CLI Reference¶

Databrew provides a command-line interface for running crawls, exporting data, and managing state.

Commands Overview¶

databrew [-h] {run,status,export,reset,list,import,check,init} ...

Commands:
  run       Run extraction from config
  status    Show crawl status
  export    Export data to JSON/JSONL
  reset     Reset crawl state
  list      List available configs
  import    Import data from JSON/JSONL
  check     Validate config file
  init      Generate a starter config file

run¶

Run extraction from one or more config files.

databrew run [OPTIONS] CONFIG [CONFIG ...]

Options¶

Option	Description
`-v, --verbose`	Verbose output
`-n, --limit LIMIT`	Max requests to process
`-c, --concurrency N`	Concurrent requests (default: 5)
`--start-urls FILE`	File with additional start URLs
`--full-crawl`	Ignore caught-up detection
`--dry-run`	Validate without fetching
`--fresh`	Force fresh crawl

Examples¶

# Basic run
databrew run mysite.toml

# Limit to 50 requests
databrew run mysite.toml -n 50

# With custom concurrency
databrew run mysite.toml -c 10

# Force fresh crawl
databrew run mysite.toml --fresh

# Dry run (preview)
databrew run mysite.toml --dry-run

# Multiple configs (batch mode)
databrew run examples/*.toml -n 100

Resume Behavior¶

By default, databrew automatically resumes interrupted crawls:

If the URL queue has pending URLs → resume (continues from where it stopped)
If the queue is empty → fresh start (adds start_urls)

Use --fresh to force a fresh crawl even if URLs are pending.

export¶

Export extracted data to various formats.

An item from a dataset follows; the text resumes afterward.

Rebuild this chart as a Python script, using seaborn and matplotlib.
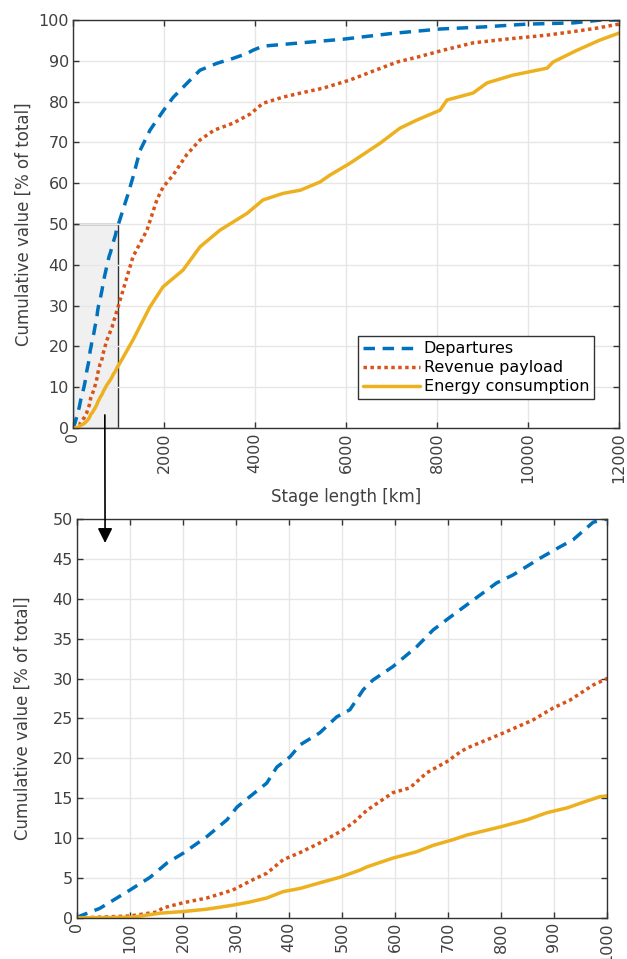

databrew export [OPTIONS] CONFIG

Options¶

Option	Description
`-o, --output PATH`	Output file/directory path
`-f, --format FORMAT`	Output format: jsonl, json, individual, parquet
`--no-meta`	Exclude _source_url and _extracted_at
`--url-type TYPE`	Filter by URL type: item, pagination, all
`--since TIMESTAMP`	Only export items after this timestamp

Format Detection¶

Format is auto-detected from the output file extension:

.jsonl → JSONL (one JSON object per line)
.json → JSON array
.parquet → Parquet (requires analytics extra)

Examples¶

# Export to JSONL
databrew export mysite.toml -o data.jsonl

# Export to Parquet (fast, compressed)
databrew export mysite.toml -o data.parquet

# Incremental export (items since date)
databrew export mysite.toml -o data.jsonl --since "2026-01-20"

status¶

Show crawl status and statistics.

databrew status CONFIG

Example Output¶

Status for: realethio
  Items stored: 1763
  URLs pending: 0
  URLs completed: 1996
  URLs failed: 0

check¶

Validate a config file without running.

databrew check [-v] CONFIG

Examples¶

# Basic validation
databrew check mysite.toml

# Verbose output
databrew check mysite.toml -v

init¶

Generate a starter config file.

databrew init [OPTIONS] [NAME]

Options¶

Option	Description
`--url URL`	Start URL for the site
`--type TYPE`	Extraction type: html or json
`-o, --output PATH`	Output file path

Examples¶

# Generate HTML config
databrew init mysite --url "https://example.com" --type html

# Generate JSON API config
databrew init myapi --url "https://api.example.com/items" --type json

list¶

List available config files in a directory.

databrew list [DIR]

reset¶

Reset crawl state (URL queue and optionally items).

databrew reset [--all] CONFIG

Option	Description
`--all`	Delete entire database including items

import¶

Import data from JSON/JSONL files to repopulate state.

databrew import [OPTIONS] CONFIG INPUT

Exit Codes¶

Code	Description
0	Success
1	Error (invalid config, crawl failure, etc.)